**THE TASK**
Can you copy out the data exactly? Leave the images out.

**DATASET EXCERPT**
========
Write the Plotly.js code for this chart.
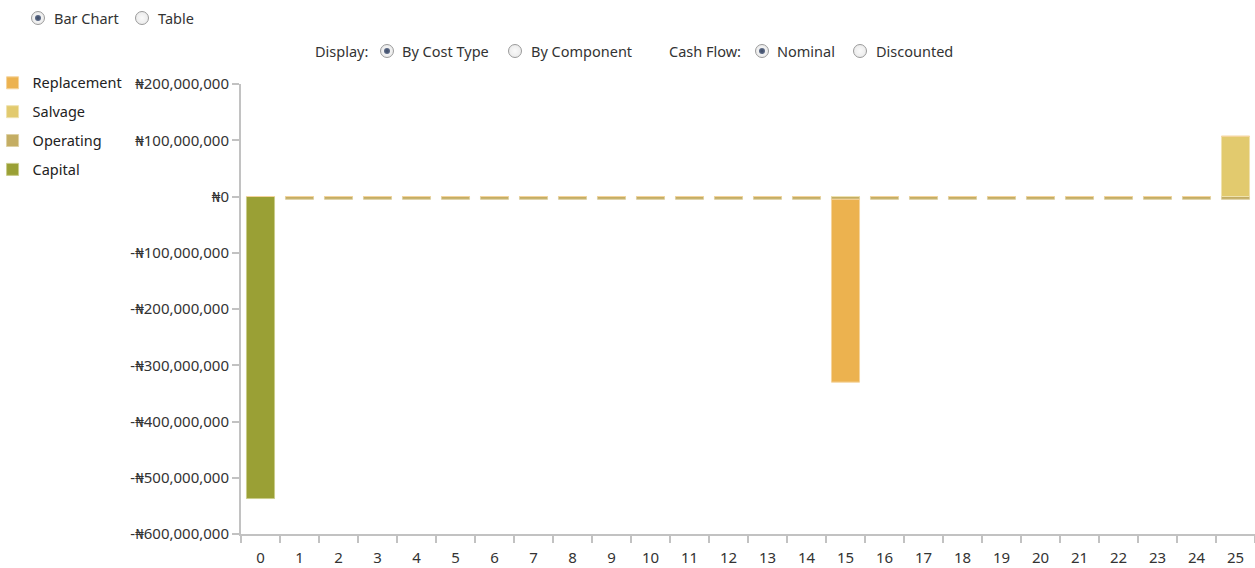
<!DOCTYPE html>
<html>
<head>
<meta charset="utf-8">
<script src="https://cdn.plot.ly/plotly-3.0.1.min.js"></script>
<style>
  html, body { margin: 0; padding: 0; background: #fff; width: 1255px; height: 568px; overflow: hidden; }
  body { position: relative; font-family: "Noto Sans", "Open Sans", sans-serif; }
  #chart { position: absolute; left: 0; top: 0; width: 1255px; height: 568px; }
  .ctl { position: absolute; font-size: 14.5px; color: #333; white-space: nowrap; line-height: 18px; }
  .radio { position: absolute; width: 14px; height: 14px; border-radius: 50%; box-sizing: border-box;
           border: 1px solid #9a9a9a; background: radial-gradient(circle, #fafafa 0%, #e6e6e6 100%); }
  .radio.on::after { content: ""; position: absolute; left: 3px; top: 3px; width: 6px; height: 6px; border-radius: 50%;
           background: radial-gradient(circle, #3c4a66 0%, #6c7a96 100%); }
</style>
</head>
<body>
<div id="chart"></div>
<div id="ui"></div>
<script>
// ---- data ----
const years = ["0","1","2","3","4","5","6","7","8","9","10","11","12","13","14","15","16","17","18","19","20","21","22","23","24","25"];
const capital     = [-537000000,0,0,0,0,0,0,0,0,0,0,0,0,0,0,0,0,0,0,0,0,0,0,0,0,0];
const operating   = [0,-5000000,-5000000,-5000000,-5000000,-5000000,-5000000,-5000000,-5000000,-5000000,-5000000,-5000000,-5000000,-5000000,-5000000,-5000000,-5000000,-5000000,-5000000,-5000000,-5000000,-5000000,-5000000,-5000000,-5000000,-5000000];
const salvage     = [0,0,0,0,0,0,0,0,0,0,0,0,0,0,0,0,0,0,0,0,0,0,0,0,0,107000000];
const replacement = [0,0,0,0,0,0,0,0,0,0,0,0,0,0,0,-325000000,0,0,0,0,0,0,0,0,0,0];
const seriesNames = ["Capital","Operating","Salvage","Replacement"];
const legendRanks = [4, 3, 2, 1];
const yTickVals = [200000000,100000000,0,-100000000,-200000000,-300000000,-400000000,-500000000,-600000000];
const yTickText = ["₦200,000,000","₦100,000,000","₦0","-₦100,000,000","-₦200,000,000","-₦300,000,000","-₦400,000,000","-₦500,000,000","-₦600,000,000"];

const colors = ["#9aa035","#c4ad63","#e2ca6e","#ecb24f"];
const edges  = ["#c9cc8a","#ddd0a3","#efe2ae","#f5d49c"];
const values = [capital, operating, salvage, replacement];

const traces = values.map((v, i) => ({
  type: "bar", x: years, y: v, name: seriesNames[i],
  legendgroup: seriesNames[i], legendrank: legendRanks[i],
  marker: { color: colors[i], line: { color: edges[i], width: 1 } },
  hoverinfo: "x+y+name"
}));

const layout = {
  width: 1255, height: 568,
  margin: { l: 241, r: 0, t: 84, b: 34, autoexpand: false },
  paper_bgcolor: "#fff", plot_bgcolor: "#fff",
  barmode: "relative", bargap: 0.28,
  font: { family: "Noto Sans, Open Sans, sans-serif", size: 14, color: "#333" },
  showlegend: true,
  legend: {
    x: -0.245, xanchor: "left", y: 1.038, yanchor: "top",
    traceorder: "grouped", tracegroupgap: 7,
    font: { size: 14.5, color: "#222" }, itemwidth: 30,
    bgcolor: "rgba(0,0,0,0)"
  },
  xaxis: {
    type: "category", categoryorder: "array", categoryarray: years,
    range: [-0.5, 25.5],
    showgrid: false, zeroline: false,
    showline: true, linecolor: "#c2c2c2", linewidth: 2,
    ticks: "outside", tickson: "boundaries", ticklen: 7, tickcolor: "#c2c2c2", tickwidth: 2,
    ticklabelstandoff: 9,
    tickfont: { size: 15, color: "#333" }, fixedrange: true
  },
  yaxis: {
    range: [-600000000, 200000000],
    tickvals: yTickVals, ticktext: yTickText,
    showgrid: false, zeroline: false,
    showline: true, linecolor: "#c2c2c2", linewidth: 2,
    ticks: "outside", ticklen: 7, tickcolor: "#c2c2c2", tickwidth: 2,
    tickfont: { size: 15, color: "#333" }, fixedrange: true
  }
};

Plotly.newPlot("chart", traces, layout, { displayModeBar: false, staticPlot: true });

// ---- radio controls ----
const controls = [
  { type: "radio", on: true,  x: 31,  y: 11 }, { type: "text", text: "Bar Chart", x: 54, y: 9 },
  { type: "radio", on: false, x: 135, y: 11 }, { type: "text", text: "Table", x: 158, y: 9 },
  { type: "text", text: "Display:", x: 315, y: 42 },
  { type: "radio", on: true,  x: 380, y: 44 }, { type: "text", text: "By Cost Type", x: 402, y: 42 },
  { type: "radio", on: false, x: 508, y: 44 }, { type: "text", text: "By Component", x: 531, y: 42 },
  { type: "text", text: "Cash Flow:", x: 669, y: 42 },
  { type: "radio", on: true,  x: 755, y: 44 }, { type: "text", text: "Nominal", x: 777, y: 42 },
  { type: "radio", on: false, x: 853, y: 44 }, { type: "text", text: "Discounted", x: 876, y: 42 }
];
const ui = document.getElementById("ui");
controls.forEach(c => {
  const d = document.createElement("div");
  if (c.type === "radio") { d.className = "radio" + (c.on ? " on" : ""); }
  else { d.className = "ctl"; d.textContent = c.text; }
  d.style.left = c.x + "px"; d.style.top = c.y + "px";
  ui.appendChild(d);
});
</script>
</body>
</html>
========
**RESULT OF THIS EXERCISE**
Write the Plotly.js code for this chart.
<!DOCTYPE html>
<html>
<head>
<meta charset="utf-8">
<script src="https://cdn.plot.ly/plotly-3.0.1.min.js"></script>
<style>
  html, body { margin: 0; padding: 0; background: #fff; width: 1255px; height: 568px; overflow: hidden; }
  body { position: relative; font-family: "Noto Sans", "Open Sans", sans-serif; }
  #chart { position: absolute; left: 0; top: 0; width: 1255px; height: 568px; }
  .ctl { position: absolute; font-size: 14.5px; color: #333; white-space: nowrap; line-height: 18px; }
  .radio { position: absolute; width: 14px; height: 14px; border-radius: 50%; box-sizing: border-box;
           border: 1px solid #9a9a9a; background: radial-gradient(circle, #fafafa 0%, #e6e6e6 100%); }
  .radio.on::after { content: ""; position: absolute; left: 3px; top: 3px; width: 6px; height: 6px; border-radius: 50%;
           background: radial-gradient(circle, #3c4a66 0%, #6c7a96 100%); }
</style>
</head>
<body>
<div id="chart"></div>
<div id="ui"></div>
<script>
// ---- data ----
const years = ["0","1","2","3","4","5","6","7","8","9","10","11","12","13","14","15","16","17","18","19","20","21","22","23","24","25"];
const capital     = [-537000000,0,0,0,0,0,0,0,0,0,0,0,0,0,0,0,0,0,0,0,0,0,0,0,0,0];
const operating   = [0,-5000000,-5000000,-5000000,-5000000,-5000000,-5000000,-5000000,-5000000,-5000000,-5000000,-5000000,-5000000,-5000000,-5000000,-5000000,-5000000,-5000000,-5000000,-5000000,-5000000,-5000000,-5000000,-5000000,-5000000,-5000000];
const salvage     = [0,0,0,0,0,0,0,0,0,0,0,0,0,0,0,0,0,0,0,0,0,0,0,0,0,107000000];
const replacement = [0,0,0,0,0,0,0,0,0,0,0,0,0,0,0,-325000000,0,0,0,0,0,0,0,0,0,0];
const seriesNames = ["Capital","Operating","Salvage","Replacement"];
const legendRanks = [4, 3, 2, 1];
const yTickVals = [200000000,100000000,0,-100000000,-200000000,-300000000,-400000000,-500000000,-600000000];
const yTickText = ["₦200,000,000","₦100,000,000","₦0","-₦100,000,000","-₦200,000,000","-₦300,000,000","-₦400,000,000","-₦500,000,000","-₦600,000,000"];

const colors = ["#9aa035","#c4ad63","#e2ca6e","#ecb24f"];
const edges  = ["#c9cc8a","#ddd0a3","#efe2ae","#f5d49c"];
const values = [capital, operating, salvage, replacement];

const traces = values.map((v, i) => ({
  type: "bar", x: years, y: v, name: seriesNames[i],
  legendgroup: seriesNames[i], legendrank: legendRanks[i],
  marker: { color: colors[i], line: { color: edges[i], width: 1 } },
  hoverinfo: "x+y+name"
}));

const layout = {
  width: 1255, height: 568,
  margin: { l: 241, r: 0, t: 84, b: 34, autoexpand: false },
  paper_bgcolor: "#fff", plot_bgcolor: "#fff",
  barmode: "relative", bargap: 0.28,
  font: { family: "Noto Sans, Open Sans, sans-serif", size: 14, color: "#333" },
  showlegend: true,
  legend: {
    x: -0.245, xanchor: "left", y: 1.038, yanchor: "top",
    traceorder: "grouped", tracegroupgap: 7,
    font: { size: 14.5, color: "#222" }, itemwidth: 30,
    bgcolor: "rgba(0,0,0,0)"
  },
  xaxis: {
    type: "category", categoryorder: "array", categoryarray: years,
    range: [-0.5, 25.5],
    showgrid: false, zeroline: false,
    showline: true, linecolor: "#c2c2c2", linewidth: 2,
    ticks: "outside", tickson: "boundaries", ticklen: 7, tickcolor: "#c2c2c2", tickwidth: 2,
    ticklabelstandoff: 9,
    tickfont: { size: 15, color: "#333" }, fixedrange: true
  },
  yaxis: {
    range: [-600000000, 200000000],
    tickvals: yTickVals, ticktext: yTickText,
    showgrid: false, zeroline: false,
    showline: true, linecolor: "#c2c2c2", linewidth: 2,
    ticks: "outside", ticklen: 7, tickcolor: "#c2c2c2", tickwidth: 2,
    tickfont: { size: 15, color: "#333" }, fixedrange: true
  }
};

Plotly.newPlot("chart", traces, layout, { displayModeBar: false, staticPlot: true });

// ---- radio controls ----
const controls = [
  { type: "radio", on: true,  x: 31,  y: 11 }, { type: "text", text: "Bar Chart", x: 54, y: 9 },
  { type: "radio", on: false, x: 135, y: 11 }, { type: "text", text: "Table", x: 158, y: 9 },
  { type: "text", text: "Display:", x: 315, y: 42 },
  { type: "radio", on: true,  x: 380, y: 44 }, { type: "text", text: "By Cost Type", x: 402, y: 42 },
  { type: "radio", on: false, x: 508, y: 44 }, { type: "text", text: "By Component", x: 531, y: 42 },
  { type: "text", text: "Cash Flow:", x: 669, y: 42 },
  { type: "radio", on: true,  x: 755, y: 44 }, { type: "text", text: "Nominal", x: 777, y: 42 },
  { type: "radio", on: false, x: 853, y: 44 }, { type: "text", text: "Discounted", x: 876, y: 42 }
];
const ui = document.getElementById("ui");
controls.forEach(c => {
  const d = document.createElement("div");
  if (c.type === "radio") { d.className = "radio" + (c.on ? " on" : ""); }
  else { d.className = "ctl"; d.textContent = c.text; }
  d.style.left = c.x + "px"; d.style.top = c.y + "px";
  ui.appendChild(d);
});
</script>
</body>
</html>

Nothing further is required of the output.